## STORED DATA
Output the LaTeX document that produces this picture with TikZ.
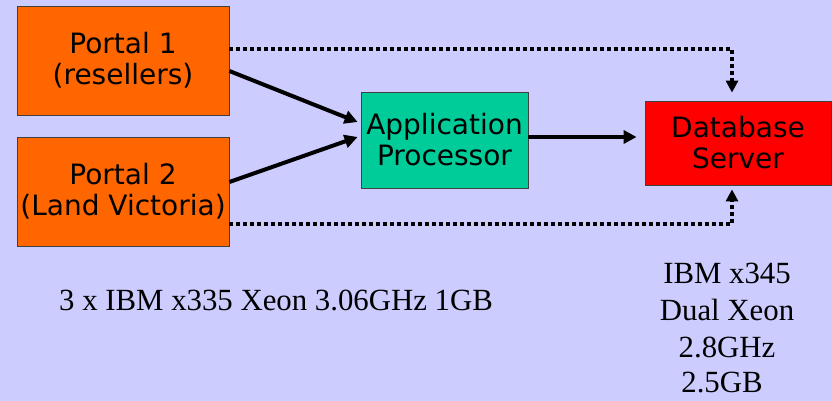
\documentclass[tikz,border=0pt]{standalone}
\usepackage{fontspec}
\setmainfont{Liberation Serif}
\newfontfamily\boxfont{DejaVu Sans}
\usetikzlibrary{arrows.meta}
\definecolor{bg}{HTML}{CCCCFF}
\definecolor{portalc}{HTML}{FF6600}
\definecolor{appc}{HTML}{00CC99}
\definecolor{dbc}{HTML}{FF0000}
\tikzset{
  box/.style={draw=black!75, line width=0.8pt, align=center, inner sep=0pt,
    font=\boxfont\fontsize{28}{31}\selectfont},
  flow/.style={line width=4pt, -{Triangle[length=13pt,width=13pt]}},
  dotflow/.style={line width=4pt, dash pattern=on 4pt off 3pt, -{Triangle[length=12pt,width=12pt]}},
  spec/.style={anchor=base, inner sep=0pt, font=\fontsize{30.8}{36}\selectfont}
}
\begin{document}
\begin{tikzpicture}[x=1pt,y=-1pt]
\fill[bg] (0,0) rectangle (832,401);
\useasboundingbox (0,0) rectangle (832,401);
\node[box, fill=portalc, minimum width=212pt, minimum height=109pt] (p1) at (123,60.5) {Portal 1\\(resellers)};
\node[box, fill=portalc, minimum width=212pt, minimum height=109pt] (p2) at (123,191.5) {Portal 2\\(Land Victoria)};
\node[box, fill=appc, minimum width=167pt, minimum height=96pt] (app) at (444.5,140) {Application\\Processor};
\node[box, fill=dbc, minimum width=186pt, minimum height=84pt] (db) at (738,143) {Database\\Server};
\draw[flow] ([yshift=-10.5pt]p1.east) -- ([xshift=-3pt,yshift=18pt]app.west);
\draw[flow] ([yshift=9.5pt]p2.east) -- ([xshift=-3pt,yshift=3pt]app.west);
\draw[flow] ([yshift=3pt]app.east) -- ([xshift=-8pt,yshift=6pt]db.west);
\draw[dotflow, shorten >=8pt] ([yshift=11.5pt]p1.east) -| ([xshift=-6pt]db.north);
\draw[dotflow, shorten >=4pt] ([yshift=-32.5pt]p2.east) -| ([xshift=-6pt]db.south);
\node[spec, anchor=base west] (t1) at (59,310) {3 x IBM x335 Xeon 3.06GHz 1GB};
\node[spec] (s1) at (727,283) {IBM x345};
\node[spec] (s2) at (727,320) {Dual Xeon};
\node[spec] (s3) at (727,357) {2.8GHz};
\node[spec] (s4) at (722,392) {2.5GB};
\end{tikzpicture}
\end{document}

## PROBLEM REQUIREMENTS
Please write out all of the material above without changing a word, and omit any pictures.

## EXERCISE ANSWER
Output the LaTeX document that produces this picture with TikZ.
\documentclass[tikz,border=0pt]{standalone}
\usepackage{fontspec}
\setmainfont{Liberation Serif}
\newfontfamily\boxfont{DejaVu Sans}
\usetikzlibrary{arrows.meta}
\definecolor{bg}{HTML}{CCCCFF}
\definecolor{portalc}{HTML}{FF6600}
\definecolor{appc}{HTML}{00CC99}
\definecolor{dbc}{HTML}{FF0000}
\tikzset{
  box/.style={draw=black!75, line width=0.8pt, align=center, inner sep=0pt,
    font=\boxfont\fontsize{28}{31}\selectfont},
  flow/.style={line width=4pt, -{Triangle[length=13pt,width=13pt]}},
  dotflow/.style={line width=4pt, dash pattern=on 4pt off 3pt, -{Triangle[length=12pt,width=12pt]}},
  spec/.style={anchor=base, inner sep=0pt, font=\fontsize{30.8}{36}\selectfont}
}
\begin{document}
\begin{tikzpicture}[x=1pt,y=-1pt]
\fill[bg] (0,0) rectangle (832,401);
\useasboundingbox (0,0) rectangle (832,401);
\node[box, fill=portalc, minimum width=212pt, minimum height=109pt] (p1) at (123,60.5) {Portal 1\\(resellers)};
\node[box, fill=portalc, minimum width=212pt, minimum height=109pt] (p2) at (123,191.5) {Portal 2\\(Land Victoria)};
\node[box, fill=appc, minimum width=167pt, minimum height=96pt] (app) at (444.5,140) {Application\\Processor};
\node[box, fill=dbc, minimum width=186pt, minimum height=84pt] (db) at (738,143) {Database\\Server};
\draw[flow] ([yshift=-10.5pt]p1.east) -- ([xshift=-3pt,yshift=18pt]app.west);
\draw[flow] ([yshift=9.5pt]p2.east) -- ([xshift=-3pt,yshift=3pt]app.west);
\draw[flow] ([yshift=3pt]app.east) -- ([xshift=-8pt,yshift=6pt]db.west);
\draw[dotflow, shorten >=8pt] ([yshift=11.5pt]p1.east) -| ([xshift=-6pt]db.north);
\draw[dotflow, shorten >=4pt] ([yshift=-32.5pt]p2.east) -| ([xshift=-6pt]db.south);
\node[spec, anchor=base west] (t1) at (59,310) {3 x IBM x335 Xeon 3.06GHz 1GB};
\node[spec] (s1) at (727,283) {IBM x345};
\node[spec] (s2) at (727,320) {Dual Xeon};
\node[spec] (s3) at (727,357) {2.8GHz};
\node[spec] (s4) at (722,392) {2.5GB};
\end{tikzpicture}
\end{document}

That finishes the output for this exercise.